Secretário-executivo do Conselho Nacional de Secretários de Saúde (Conass), Jurandi Frutuoso diz acreditar que o aumento dos óbitos entre pessoas fora dos grupos de risco no Brasil mostra que isolamento vertical não faria sentido:

— Se você tem um número cada vez maior de jovens e pessoas saudáveis morrendo da doença, não faz sentido falar em isolar grupo de risco. Não seria eficaz.

Uma das explicações para a mudança de perfil dos mortos no Brasil está no fator socioeconômico, segundo especialistas. Professor do Departamento de Epidemiologia da USP, Eliseu Alves Waldman afirma que o coronavírus está chegando na periferia das grandes cidades, onde a população é “socialmente mais vulnerável”. Antes, tinha atingido apenas setores da elite, com acesso a um melhor atendimento de saúde.

— O coronavírus pode se expandir muito nessa região (nas periferias), porque as condições de moradia são mais frágeis. As casas são pequenas, e há várias dividindo o mesmo dormitório — afirma.

O número de mortos fora do grupo de risco poderia, portanto, continuar a crescer — o que não significa que idosos e pessoas com comorbidades corram menor risco.

Professora visitante da Fiocruz, a italiana Marta Giovanetti afirma que o Brasil “aprendeu lições” com os países europeus, e não deve expor a população, principalmente em comunidades.

— Algumas pessoas podem ter pensado que valeria a pena expor a população que não pertence à zona de risco e levá-las ao trabalho, mas sabemos que elas também podem ser vulneráveis. Todos estão sujeitos ao contágio, e pode haver uma procura em massa do SUS, o que vai gerar em seu colapso.

Para Hélio Bacha, coordenador técnico da Sociedade Brasileira de Infectologia, primeiro “a doença atingiu muitos idosos de melhor poder aquisitivo, que têm uma expectativa de vida maior, depois, eles se isolaram e aumentaram os casos entre a população mais jovem e de menor poder aquisitivo, que precisa continuar a trabalhar e, portanto, acaba tendo uma exposição maior ao coronavírus”.

Sobreposição viral
Outro fator que pode ter aumentado a gravidade da doença entre os mais jovens é a combinação do novo coronavírus com outros patógenos. Segundo o secretário nacional de Vigilância em Saúde, Wanderson Oliveira, os brasileiros estão convivendo com uma sobreposição entre os casos de Covid-19 e de influenza A e B, outras doenças virais.
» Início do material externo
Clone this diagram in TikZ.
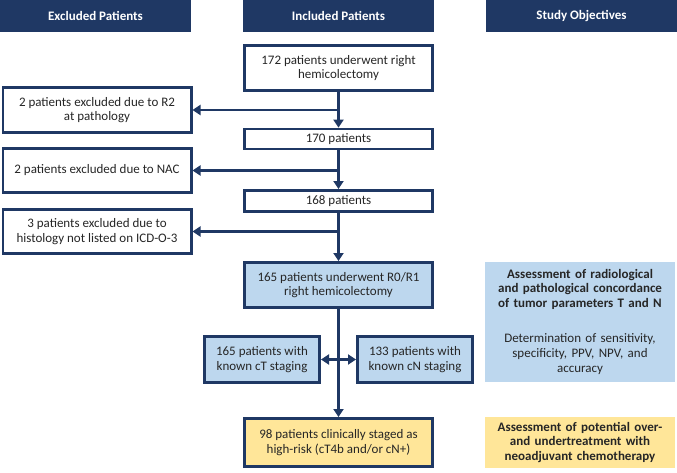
\documentclass[tikz,border=0pt]{standalone}
\usepackage{fontspec}
\setmainfont{Carlito}
\usetikzlibrary{arrows.meta}
\definecolor{navy}{HTML}{1F3864}
\definecolor{lblue}{HTML}{BDD7EE}
\definecolor{lyellow}{HTML}{FFE699}
\definecolor{txt}{HTML}{262626}
\begin{document}
\begin{tikzpicture}[x=1pt,y=-1pt,
  every node/.style={font=\fontsize{13}{14.8}\selectfont, text=txt, align=center, inner sep=2pt},
  hdr/.style={fill=navy, text=white, font=\fontsize{13}{15}\selectfont\bfseries, minimum width=191pt, minimum height=32pt},
  box/.style={draw=navy, line width=2.7pt, fill=white, minimum width=188.3pt},
  bbox/.style={box, fill=lblue},
  ybox/.style={box, fill=lyellow},
  obj/.style={minimum width=190pt, text width=186pt},
  arr/.style={draw=navy, line width=2.7pt, -{Triangle[length=8pt,width=10pt]}}
]
\useasboundingbox (0,0) rectangle (677,472);
\node[hdr] (h1) at (95.5,16) {Excluded Patients};
\node[hdr] (h2) at (338.5,16) {Included Patients};
\node[hdr] (h3) at (581.5,16) {Study Objectives};

\node[box, minimum height=45.3pt] (b172) at (338.5,68) {172 patients underwent right\\hemicolectomy};
\node[box, minimum height=20pt] (b170) at (338.5,139) {170 patients};
\node[box, minimum height=21.3pt] (b168) at (338.5,201) {168 patients};
\node[bbox, minimum height=45.3pt] (b165) at (338.5,285) {165 patients underwent R0/R1\\right hemicolectomy};
\node[ybox, minimum height=48.3pt] (b98) at (338.5,442.5) {98 patients clinically staged as\\high-risk (cT4b and/or cN+)};

\node[box, minimum height=45.3pt] (r2) at (97,110) {2 patients excluded due to R2\\at pathology};
\node[box, minimum height=44.3pt] (nac) at (97,170.5) {2 patients excluded due to NAC};
\node[box, minimum height=44.3pt] (icd) at (97,231.5) {3 patients excluded due to\\histology not listed on ICD-O-3};

\node[bbox, minimum width=115.3pt, minimum height=46.3pt] (ct) at (262,359.5) {165 patients with\\known cT staging};
\node[bbox, minimum width=115.3pt, minimum height=46.3pt] (cn) at (415,359.5) {133 patients with\\known cN staging};

\node[obj, fill=lblue, minimum height=120pt] (o1) at (580,321.5) {\textbf{Assessment of radiological}\\\textbf{and pathological concordance}\\\textbf{of tumor parameters T and N}\\[20pt]Determination of sensitivity,\\specificity, PPV, NPV, and\\accuracy};
\node[obj, fill=lyellow, minimum height=51pt] (o2) at (580,442.5) {\textbf{Assessment of potential over-}\\\textbf{and undertreatment with}\\\textbf{neoadjuvant chemotherapy}};

\draw[arr] (b172) -- (b170);
\draw[arr] (b170) -- (b168);
\draw[arr] (b168) -- (b165);
\draw[arr] (b165) -- (b98);
\draw[arr] (b172.south |- r2.east) -- (r2.east);
\draw[arr] (b170.south |- nac.east) -- (nac.east);
\draw[arr] (b168.south |- icd.east) -- (icd.east);
\coordinate (mid) at (b165.south |- ct.east);
\draw[arr] (mid) -- (ct.east);
\draw[arr] (mid) -- (cn.west);
\end{tikzpicture}
\end{document}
— Essa é uma hipótese que ainda precisa ser testada, mas acreditamos que é plausível — avalia. — Podemos estar observando uma cocirculação de outros vírus respiratórios ao mesmo tempo em que enfrentamos a Covid-19. Isso pode fazer com que mais jovens e adultos jovens contraiam a Covid-19 no Brasil do que o observado em países do Hemisfério Norte.

Como pouco se sabe até agora sobre as mutações que o novo coronavírus vem sofrendo, também existe a possibilidade de os brasileiros estarem enfrentando um patógeno mais agressivo para os grupos fora de risco do que o visto em outros países, afirma o infectologista Alexandre Vargas Schwarzbold, professor da Universidade Federal de Santa Maria.

— Na China, a doença acometeu mais a população mais velha, e os jovens foram estigmatizados por isso. Os idosos também foram as principais vítimas na Europa. É provável que o coronavírus tenha sofrido uma mutação que aumentou sua agressividade, e isso foi sensível para a população do continente europeu, cuja média de idade em alguns países é avançada — explica. — Nos EUA, o maior fator que estamos vendo é o social. Cerca de 70% dos óbitos são entre negros, que predominam entre os pobres.